Six Consequences the Coalition [in Support of Proposition 8] Has Identified if Proposition 8 Fails – Sixth Consequence
6. It will cost you money. This change in the definition of marriage will bring a cascade of lawsuits, including some already lost (e.g., photographers cannot now refuse to photograph gay marriages, doctors cannot refuse to perform artificial insemination of gays even given other willing doctors). Even if the courts eventually find in favor of a defender of traditional marriage (highly improbably given today’s activist judges), think of the money – your money – that will be spent on such legal battles.
Thurston/Response: The argument concerning cost is fallaciuos and calculated to engender fear. In actuality, the net fiscal effect of Proposition 8 will be an influx of revenue to California because of the anticipated increase in marriage ceremonies and the related boon to the economy. The change in the definition of marriage will not bring a “cascade of lawsuits” because heterosexual registered domestic partners already have all the rights of married couples in California. None of the lawsuits alluded to in this paragraph has anything to do with gay marriage.
The wedding photographer case was in New Mexico, a state that has no gay marriage law. The medical doctor case was in California, but was based on our existing non-discrimination laws and would not be affected one way or the other by the passage of Proposition 8.
In the California case, a medical clinic that provided intrauterine insemination (IUI) to its patients, refused to treat one of them because she was a lesbian. California’s broad anti-discrimination laws expressly ban discrimination by any business establishment that offers to the public “accommodations, advantages, facilities, privileges or services.” This statute bans discrimination against heterosexuals and homosexuals alike, as well as married people and domestic partners. Therefore, the clinic had the option of either having a doctor on staff who would perform IUI services on a non-discriminatory basis, or cease performing the services at all. Whether we agree with this decision or not, the fact is that the law upon which this ruling was based will not be affected by the passage of Proposition 8, so there is no “consequence” if the proposition fails.
The gratuitous comment concerning “activist judges” seems to be framed as an appeal to fear and paranoia. In fact, today’s justices on both the California supreme court and the United States Supreme Court can hardly be called “activist.” Six of the seven justices of the California Supreme Court were appointed by Republican governors; seven of the nine justices of the United States Supreme Court were appointed by Republican presidents. Most legal scholars would agree that they are moderate to conservative in their leanings and have a healthy respect for constitutional principles. The California Supreme Court has a high reputation throughout the land. A recent study indicates that its decisions are approved of and followed by out-of-state courts far more than are the decisions of any other supreme court in the United States.

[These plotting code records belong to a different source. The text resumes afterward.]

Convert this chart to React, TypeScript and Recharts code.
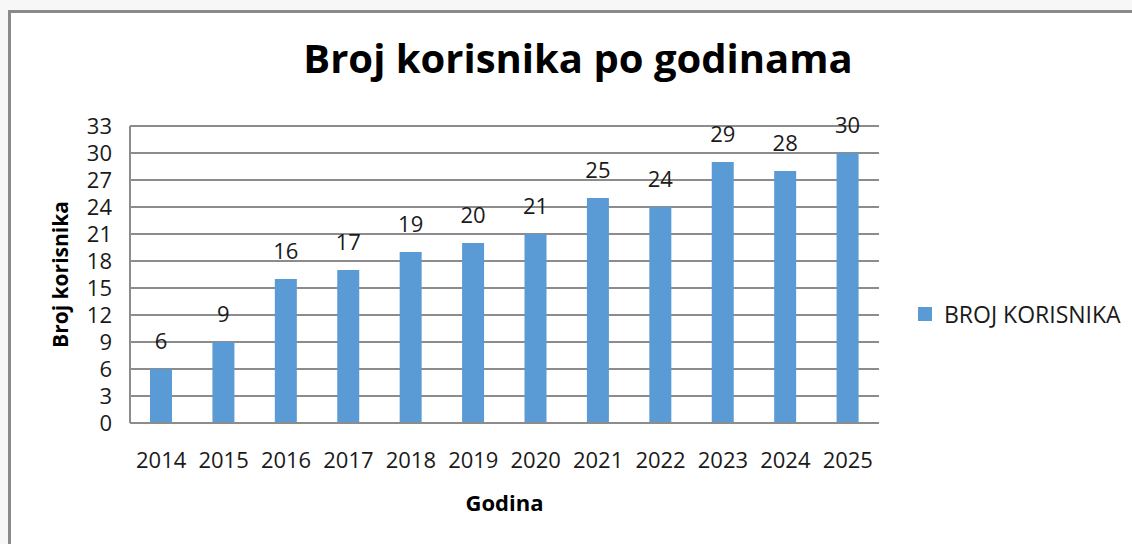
import React from "react";
import {
  BarChart,
  Bar,
  XAxis,
  YAxis,
  CartesianGrid,
  LabelList,
  Legend,
  Label
} from "recharts";

const godine = ["2014", "2015", "2016", "2017", "2018", "2019", "2020", "2021", "2022", "2023", "2024", "2025"];
const brojKorisnika = [6, 9, 16, 17, 19, 20, 21, 25, 24, 29, 28, 30];
const yTicks = [0, 3, 6, 9, 12, 15, 18, 21, 24, 27, 30, 33];

const chartData = godine.map((g, i) => ({ godina: g, korisnici: brojKorisnika[i] }));

const FONT = "'Open Sans', sans-serif";
const GRID = "#8c8c8c";
const BAR = "#5b9bd5";

const YLabel = ({ viewBox }: any) => {
  const x = viewBox.x + 20;
  const y = viewBox.y + viewBox.height / 2;
  return (
    <text
      x={x}
      y={y}
      transform={`rotate(-90, ${x}, ${y})`}
      textAnchor="middle"
      dominantBaseline="central"
      fontFamily={FONT}
      fontWeight={700}
      fontSize={21}
      fill="#000"
    >
      Broj korisnika
    </text>
  );
};

const LegendBox = ({ payload }: any) => (
  <div style={{ display: "flex", alignItems: "center", fontFamily: FONT }}>
    {(payload || []).map((p: any) => (
      <div key={p.value} style={{ display: "flex", alignItems: "center" }}>
        <span style={{ width: 14, height: 14, background: BAR, marginRight: 12 }} />
        <span style={{ fontSize: 23, color: "#1a1a1a", whiteSpace: "nowrap" }}>{p.value}</span>
      </div>
    ))}
  </div>
);

// legend sits on the right and recharts reserves its width (214), so right margin = 253 - 214
export default function App() {
  return (
    <div style={{ position: "absolute", left: 0, top: 0, width: 1132, height: 544, background: "#f7f7f7", overflow: "hidden" }}>
      <div
        style={{
          position: "absolute",
          left: 8,
          top: 10,
          width: 1140,
          height: 560,
          background: "#fff",
          borderTop: "3px solid #8a8a8a",
          borderLeft: "3px solid #8a8a8a"
        }}
      />
      <div
        style={{
          position: "absolute",
          left: 0,
          top: 30,
          width: 1156,
          textAlign: "center",
          fontFamily: FONT,
          fontWeight: 700,
          fontSize: 40,
          color: "#000"
        }}
      >
        Broj korisnika po godinama
      </div>
      <div style={{ position: "absolute", left: 0, top: 0 }}>
        <BarChart
          width={1132}
          height={544}
          data={chartData}
          margin={{ top: 126, right: 39, left: 40, bottom: 31 }}
          barSize={22}
        >
          <CartesianGrid vertical={false} stroke={GRID} strokeWidth={2} />
          <XAxis
            dataKey="godina"
            height={90}
            axisLine={{ stroke: GRID, strokeWidth: 2 }}
            tickLine={false}
            tickSize={0}
            tickMargin={29}
            interval={0}
            tick={{ fontSize: 22, fill: "#1a1a1a", fontFamily: FONT }}
          >
            <Label
              value="Godina"
              position="insideBottom"
              offset={2}
              fontFamily={FONT}
              fontWeight={700}
              fontSize={22}
              fill="#000"
            />
          </XAxis>
          <YAxis
            width={90}
            domain={[0, 33]}
            ticks={yTicks}
            interval={0}
            axisLine={{ stroke: GRID, strokeWidth: 2 }}
            tickLine={false}
            tickSize={0}
            tickMargin={18}
            tick={{ fontSize: 22, fill: "#1a1a1a", fontFamily: FONT }}
            label={<YLabel />}
          />
          <Legend
            layout="horizontal"
            verticalAlign="middle"
            align="right"
            content={<LegendBox />}
            wrapperStyle={{ left: 918, top: 298, width: 214, height: 32 }}
          />
          <Bar dataKey="korisnici" name="BROJ KORISNIKA" fill={BAR} isAnimationActive={false}>
            <LabelList
              dataKey="korisnici"
              position="top"
              offset={20}
              fill="#1a1a1a"
              fontSize={22}
              fontFamily={FONT}
            />
          </Bar>
        </BarChart>
      </div>
    </div>
  );
}
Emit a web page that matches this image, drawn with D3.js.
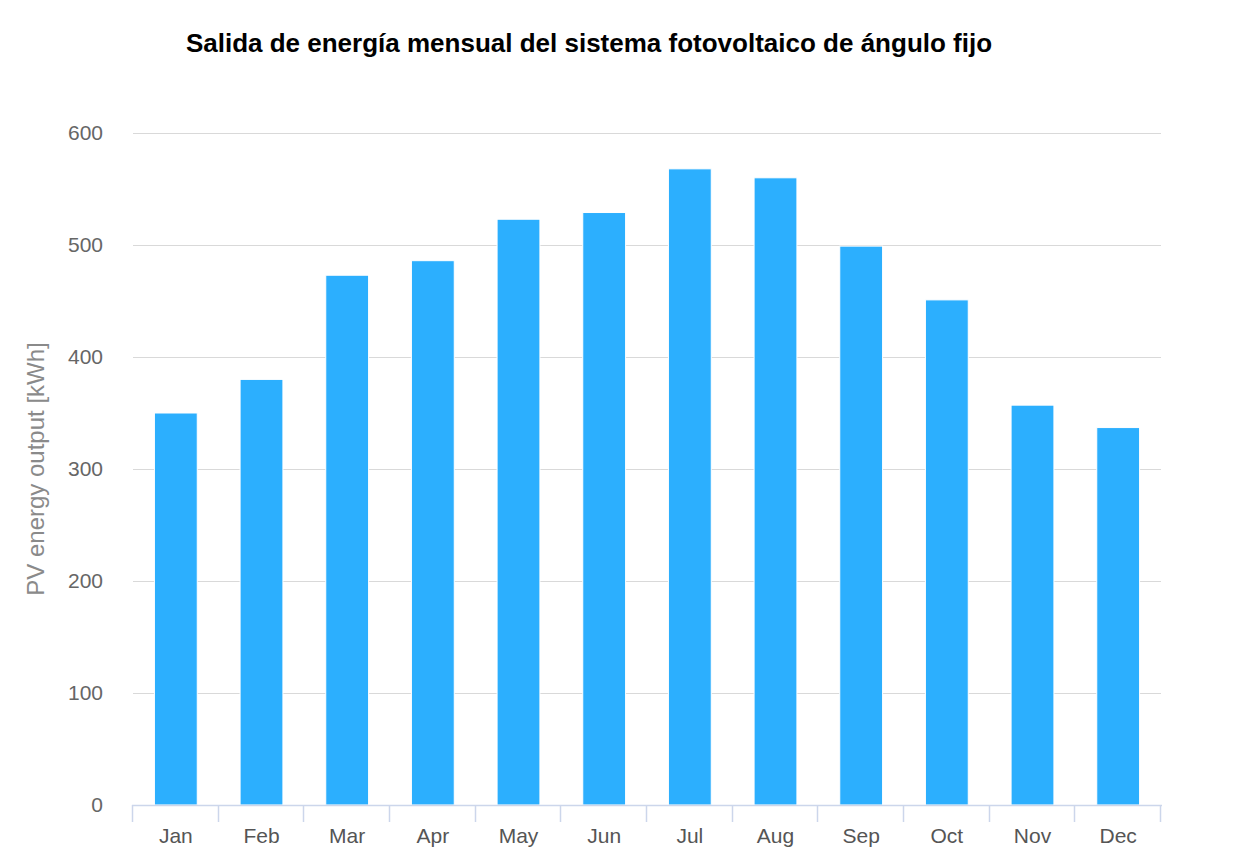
<!DOCTYPE html>
<html>
<head>
<meta charset="utf-8">
<script src="https://cdn.jsdelivr.net/npm/d3@7"></script>
<style>
  html, body { margin: 0; padding: 0; background: #fff; }
  svg { display: block; font-family: "Liberation Sans", Arial, Helvetica, sans-serif; }
</style>
</head>
<body>
<svg id="chart" width="1244" height="860"></svg>
<script>
const months = ["Jan","Feb","Mar","Apr","May","Jun","Jul","Aug","Sep","Oct","Nov","Dec"];
const pvOutput = [350, 380, 473, 486, 523, 529, 568, 560, 499, 451, 357, 337];
const yTicks = [0, 100, 200, 300, 400, 500, 600];
const titleText = "Salida de energía mensual del sistema fotovoltaico de ángulo fijo";
const yTitle = "PV energy output [kWh]";

const svg = d3.select("#chart");
const margin = { left: 133, right: 1244 - 1161, top: 133, bottom: 860 - 805 };
const W = 1244, H = 860;

const x = d3.scaleBand().domain(months).range([margin.left, W - margin.right])
  .paddingInner(0.5).paddingOuter(0.25);
const y = d3.scaleLinear().domain([0, 600]).range([H - margin.bottom, margin.top]);

// grid
svg.append("g").selectAll("line").data(yTicks.filter(d => d > 0)).join("line")
  .attr("x1", margin.left).attr("x2", W - margin.right)
  .attr("y1", d => Math.round(y(d)) + 0.5).attr("y2", d => Math.round(y(d)) + 0.5)
  .attr("stroke", "#d9d9d9").attr("stroke-width", 1);

// y labels
svg.append("g").selectAll("text").data(yTicks).join("text")
  .attr("x", 103).attr("y", d => y(d) + 7)
  .attr("text-anchor", "end").attr("font-size", 21).attr("fill", "#666")
  .text(d => d);

// bars
svg.append("g").selectAll("rect").data(pvOutput).join("rect")
  .attr("x", (d, i) => x(months[i]))
  .attr("width", x.bandwidth())
  .attr("y", d => y(d))
  .attr("height", d => y(0) - y(d))
  .attr("fill", "#2caffe")
  .attr("stroke", "#ffffff").attr("stroke-width", 1);

// x axis
const xAxis = d3.axisBottom(x).tickSize(0).tickPadding(0);
const gx = svg.append("g").attr("transform", `translate(0,${y(0)})`).call(xAxis);
gx.select(".domain").remove();
gx.selectAll("text").remove();
svg.append("line")
  .attr("x1", margin.left - 1).attr("x2", W - margin.right + 1)
  .attr("y1", y(0) + 0.5).attr("y2", y(0) + 0.5)
  .attr("stroke", "#ccd6eb").attr("stroke-width", 1.5);
const boundaries = months.map(m => x(m) - x.step() * x.paddingInner() / 2)
  .concat([x(months[months.length - 1]) + x.bandwidth() + x.step() * x.paddingInner() / 2]);
svg.append("g").selectAll("line").data(boundaries).join("line")
  .attr("x1", d => Math.round(d) - 0.5).attr("x2", d => Math.round(d) - 0.5)
  .attr("y1", y(0)).attr("y2", y(0) + 17)
  .attr("stroke", "#ccd6eb").attr("stroke-width", 1.5);
svg.append("g").selectAll("text").data(months).join("text")
  .attr("x", d => x(d) + x.bandwidth() / 2)
  .attr("y", y(0) + 38)
  .attr("text-anchor", "middle").attr("font-size", 21).attr("fill", "#555")
  .text(d => d);

// y title
svg.append("text")
  .attr("transform", `translate(44,${(y(0) + y(600)) / 2}) rotate(-90)`)
  .attr("text-anchor", "middle").attr("font-size", 24).attr("fill", "#8a8a8a")
  .text(yTitle);

// title
svg.append("text")
  .attr("x", 589).attr("y", 52)
  .attr("text-anchor", "middle").attr("font-size", 26).attr("font-weight", "bold")
  .attr("fill", "#000").text(titleText);
</script>
</body>
</html>
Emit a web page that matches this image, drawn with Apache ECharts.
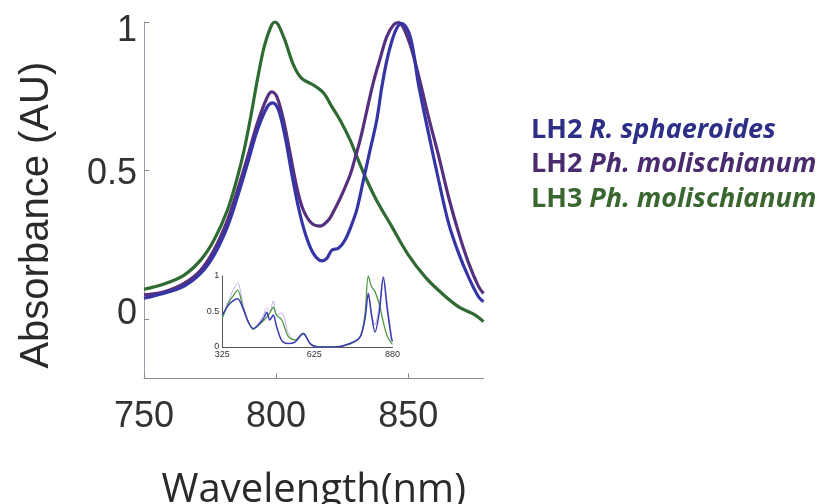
<!DOCTYPE html>
<html><head><meta charset="utf-8">
<script src="https://cdn.jsdelivr.net/npm/echarts@6/dist/echarts.min.js"></script>
<style>html,body{margin:0;padding:0;background:#fff}#c{width:822px;height:504px}</style>
</head><body><div id="c"></div>
<script>
// ---- main spectra (wavelength nm, absorbance AU) ----
const seriesNames = ['LH2 R. sphaeroides', 'LH2 Ph. molischianum', 'LH3 Ph. molischianum'];

const sphNm  = [750, 757.6, 765.2, 771.5, 776.5, 781.6, 785.4, 789.2, 792.9, 796.7, 798.7, 800.9, 803.4, 805.9, 808.4, 811, 814.1, 817.3, 819.2, 821.1, 823.6, 826.1, 828.7, 830.6, 833.1, 835.6, 838.1, 840, 841.9, 843.8, 845.7, 847.6, 850.8, 853.9, 857.7, 861.5, 865.3, 869.1, 872.8, 876.6, 878.5];
const sphVal = [0.070, 0.087, 0.111, 0.154, 0.215, 0.311, 0.412, 0.524, 0.636, 0.715, 0.728, 0.704, 0.614, 0.491, 0.378, 0.289, 0.221, 0.196, 0.204, 0.232, 0.238, 0.266, 0.32, 0.37, 0.47, 0.57, 0.67, 0.78, 0.87, 0.935, 0.98, 0.995, 0.95, 0.79, 0.625, 0.468, 0.322, 0.221, 0.142, 0.075, 0.058];

const molNm  = [750, 757.6, 765.2, 771.5, 776.5, 781.6, 785.4, 789.2, 792.9, 796.7, 798.4, 800.3, 802.8, 805.3, 807.8, 810.3, 813.5, 816.7, 819.8, 821.7, 824.2, 828, 830, 832, 834.3, 836.9, 839.4, 841.9, 844.4, 846.3, 850.1, 853.9, 857.7, 861.5, 865.3, 869.1, 872.8, 876.6, 878.5];
const molVal = [0.081, 0.092, 0.120, 0.165, 0.232, 0.333, 0.434, 0.546, 0.659, 0.748, 0.765, 0.748, 0.670, 0.558, 0.445, 0.367, 0.322, 0.313, 0.333, 0.361, 0.405, 0.485, 0.545, 0.61, 0.70, 0.80, 0.878, 0.951, 0.99, 0.998, 0.94, 0.82, 0.68, 0.55, 0.41, 0.29, 0.19, 0.11, 0.086];

const lh3Nm  = [750, 757.6, 765.2, 771.5, 776.5, 781.6, 785.4, 787.9, 790.4, 792.9, 795.5, 798, 799.6, 802.8, 806.6, 809.7, 814.1, 817.9, 821.1, 824.2, 828, 830.6, 834.3, 838, 843.8, 850.1, 856.4, 862.8, 869.1, 875.4, 878.5];
const lh3Val = [0.100, 0.118, 0.148, 0.199, 0.266, 0.367, 0.479, 0.569, 0.681, 0.805, 0.917, 0.984, 1.0, 0.951, 0.855, 0.810, 0.788, 0.762, 0.715, 0.670, 0.603, 0.546, 0.468, 0.40, 0.311, 0.215, 0.142, 0.086, 0.041, 0.013, -0.009];

// ---- inset: full spectra 325-880 nm ----
const insetNm   = [325, 345, 360, 375, 393, 410, 426, 442, 459, 470, 480, 491, 502, 519, 540, 562, 589, 611, 633, 690, 741, 774, 790, 801, 812, 823, 837, 850, 863, 877, 880];
const insetSph  = [0.45, 0.59, 0.65, 0.68, 0.54, 0.35, 0.26, 0.31, 0.40, 0.49, 0.38, 0.45, 0.29, 0.09, 0.05, 0.07, 0.19, 0.05, 0.0, 0.0, 0.05, 0.14, 0.39, 0.75, 0.44, 0.21, 0.49, 0.98, 0.53, 0.11, 0.08];
const insetMol  = [0.42, 0.65, 0.80, 0.90, 0.60, 0.35, 0.25, 0.33, 0.45, 0.55, 0.50, 0.65, 0.45, 0.48, 0.20, 0.10, 0.19, 0.05, 0.0, 0.0, 0.05, 0.14, 0.39, 0.77, 0.46, 0.31, 0.60, 1.0, 0.60, 0.15, 0.1];
const insetLh3  = [0.40, 0.62, 0.72, 0.80, 0.55, 0.35, 0.25, 0.30, 0.37, 0.42, 0.48, 0.56, 0.45, 0.38, 0.15, 0.10, 0.19, 0.05, 0.01, 0.0, 0.04, 0.14, 0.45, 1.0, 0.85, 0.78, 0.60, 0.35, 0.15, 0.05, 0.04];

// ---- ticks ----
const xTicks = [750, 800, 850];
const yTicks = [0, 0.5, 1];
const insetXTicks = [325, 625, 880];
const insetYTicks = [0, 0.5, 1];

const zip = (a, b) => a.map((v, i) => [v, b[i]]);

const C_BLUE = '#3535a6', C_PURP = '#56307f', C_GREEN = '#2f6a33';
const sans = 'Liberation Sans, Arial, sans-serif';
const human = 'Open Sans, Lato, sans-serif';

const chart = echarts.init(document.getElementById('c'), null, {renderer: 'canvas'});
chart.setOption({
  animation: false,
  backgroundColor: '#fff',
  grid: [
    {left: 144, top: 22, right: 338.5, bottom: 125.6, outerBoundsMode: 'none', containLabel: false},
    {left: 222.3, top: 276, right: 429.5, bottom: 157, outerBoundsMode: 'none', containLabel: false}
  ],
  legend: {
    data: [
      {name: seriesNames[0], textStyle: {color: '#2d2f86'}},
      {name: seriesNames[1], textStyle: {color: '#4a2b6e'}},
      {name: seriesNames[2], textStyle: {color: '#3a6630'}}
    ],
    orient: 'vertical', left: 521, top: 108,
    icon: 'none', itemWidth: 0, itemHeight: 0, itemGap: 0,
    selectedMode: false,
    formatter: n => { const i = n.indexOf(' '); return '{b|' + n.slice(0, i) + '} {i|' + n.slice(i + 1) + '}'; },
    textStyle: {
      fontFamily: human, fontSize: 27, fontWeight: 'bold', lineHeight: 34.5,
      rich: {
        b: {fontFamily: human, fontSize: 27, fontWeight: 'bold', lineHeight: 34.5},
        i: {fontFamily: human, fontSize: 27, fontWeight: 'bold', fontStyle: 'italic', lineHeight: 34.5}
      }
    }
  },
  xAxis: [
    {
      gridIndex: 0, type: 'value', min: 750, max: 878.5,
      name: 'Wavelength(nm)', nameLocation: 'middle', nameGap: 92,
      nameTextStyle: {fontFamily: human, fontSize: 40, color: '#2a2a2a'},
      axisLine: {show: true, onZero: false, lineStyle: {color: '#8a8a8a', width: 1}},
      axisTick: {show: true, inside: true, length: 5, customValues: xTicks, lineStyle: {color: '#8a8a8a'}},
      axisLabel: {customValues: xTicks, fontFamily: sans, fontSize: 36, color: '#333', margin: 21},
      splitLine: {show: false}
    },
    {
      gridIndex: 1, type: 'value', min: 325, max: 880,
      axisLine: {show: true, onZero: false, lineStyle: {color: '#555', width: 1}},
      axisTick: {show: false},
      axisLabel: {customValues: insetXTicks, fontFamily: sans, fontSize: 9, color: '#333', margin: 3},
      splitLine: {show: false}
    }
  ],
  yAxis: [
    {
      gridIndex: 0, type: 'value', min: -0.2, max: 1,
      name: 'Absorbance (AU)', nameLocation: 'middle', nameGap: 87, nameRotate: 90,
      nameTextStyle: {fontFamily: sans, fontSize: 40, color: '#2a2a2a', padding: [0, 30, 0, 0]},
      axisLine: {show: true, onZero: false, lineStyle: {color: '#9a9aa8', width: 1}},
      axisTick: {show: true, inside: true, length: 5, customValues: yTicks, lineStyle: {color: '#8a8a8a'}},
      axisLabel: {
        customValues: yTicks, fontFamily: sans, fontSize: 36, color: '#333', margin: 7,
        formatter: v => v === 1 ? '{t|1}' : (v === 0 ? '{z|0}' : '{m|0.5}'),
        rich: {
          t: {fontFamily: sans, fontSize: 36, color: '#333', padding: [18, 0, 0, 0]},
          z: {fontFamily: sans, fontSize: 36, color: '#333', padding: [0, 0, 10, 0]},
          m: {fontFamily: sans, fontSize: 36, color: '#333', padding: [8, 0, 0, 0]}
        }
      },
      splitLine: {show: false}
    },
    {
      gridIndex: 1, type: 'value', min: 0, max: 1,
      axisLine: {show: true, onZero: false, lineStyle: {color: '#555', width: 1}},
      axisTick: {show: false},
      axisLabel: {customValues: insetYTicks, fontFamily: sans, fontSize: 9, color: '#333', margin: 3},
      splitLine: {show: false}
    }
  ],
  series: [
    {name: seriesNames[2], type: 'line', xAxisIndex: 0, yAxisIndex: 0, data: zip(lh3Nm, lh3Val), smooth: 0.35, showSymbol: false, lineStyle: {color: C_GREEN, width: 3.2}, itemStyle: {color: C_GREEN}},
    {name: seriesNames[1], type: 'line', xAxisIndex: 0, yAxisIndex: 0, data: zip(molNm, molVal), smooth: 0.35, showSymbol: false, lineStyle: {color: C_PURP, width: 3.2}, itemStyle: {color: C_PURP}},
    {name: seriesNames[0], type: 'line', xAxisIndex: 0, yAxisIndex: 0, data: zip(sphNm, sphVal), smooth: 0.35, showSymbol: false, lineStyle: {color: C_BLUE, width: 3.2}, itemStyle: {color: C_BLUE}},
    {name: 'inset LH2 Ph. molischianum', type: 'line', xAxisIndex: 1, yAxisIndex: 1, data: zip(insetNm, insetMol), smooth: 0.3, showSymbol: false, lineStyle: {color: '#c6aee6', width: 1}},
    {name: 'inset LH3 Ph. molischianum', type: 'line', xAxisIndex: 1, yAxisIndex: 1, data: zip(insetNm, insetLh3), smooth: 0.3, showSymbol: false, lineStyle: {color: '#4e9a46', width: 1.3}},
    {name: 'inset LH2 R. sphaeroides', type: 'line', xAxisIndex: 1, yAxisIndex: 1, data: zip(insetNm, insetSph), smooth: 0.3, showSymbol: false, lineStyle: {color: '#3b3bb4', width: 1.5}}
  ]
});
</script>
</body></html>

Ronald M. George, the chief justice of the California Supreme Court, who wrote the opinion for the majority in the marriage cases, is a judicial moderate who was never considered to be an activist judge. He has an outstanding scholarly background (Princeton and Stanford) and worked as a prosecutor immediately after graduating from law school. He was appointed a Superior Court judge at the early age of 32 by Republican Governor Ronald Reagan. Though young, he quickly gained a reputation as fair-minded, insightful, hard working and tough on crime. He was widely praised for his handling of the difficult trial of the Hillside Strangler, Angelo Buono. He rose in the ranks of judges until he was appointed to the California Supreme Court by Republican Governor Pete Wilson.
As Justice George considered the marriage cases, the decision “weighed heavily” on his mind. He remembered a long ago trip he made with his European immigrant parents through the American South. There, the signs warning “No Negro” or “No colored” left “quite an indelible impression on me,” he recalled. As a judicial conservative, it would have been safest for him to vote against the petitioners and avoid the backlash that he knew would come But, as he put it in an interview with the Los Angeles Times, “I think there are times when doing the right thing means not playing safe.”
The function of judges is to evaluate cases before them and apply constitutional principles to assure that minorities, as well as majorities, receive justice. In controversial cases they are bound to anger some portion of the electorate regardless of how they vote. Their unenviable job is to ignore public opinion and apply the law as they see it. [emphasis mine] Some decisions are so difficult that reasonable minds can differ. The Supreme Court decision in the marriage cases was that sort of decision. Nevertheless, four of the seven justices on what is considered to be a moderate to conservative court agreed on the verdict that was rendered. This decision cannot be written off as merely the whim of “activist judges.”
In summary, the arguments used in “Six Consequences… If Proposition 8 Fails” are false, misleading, and based on faulty logic. Almost every legal case alluded to is misrepresented. The passage or failure of Proposition 8 will not affect any of the scenarios posed by this document; all of the so-called adverse consequences are illusory.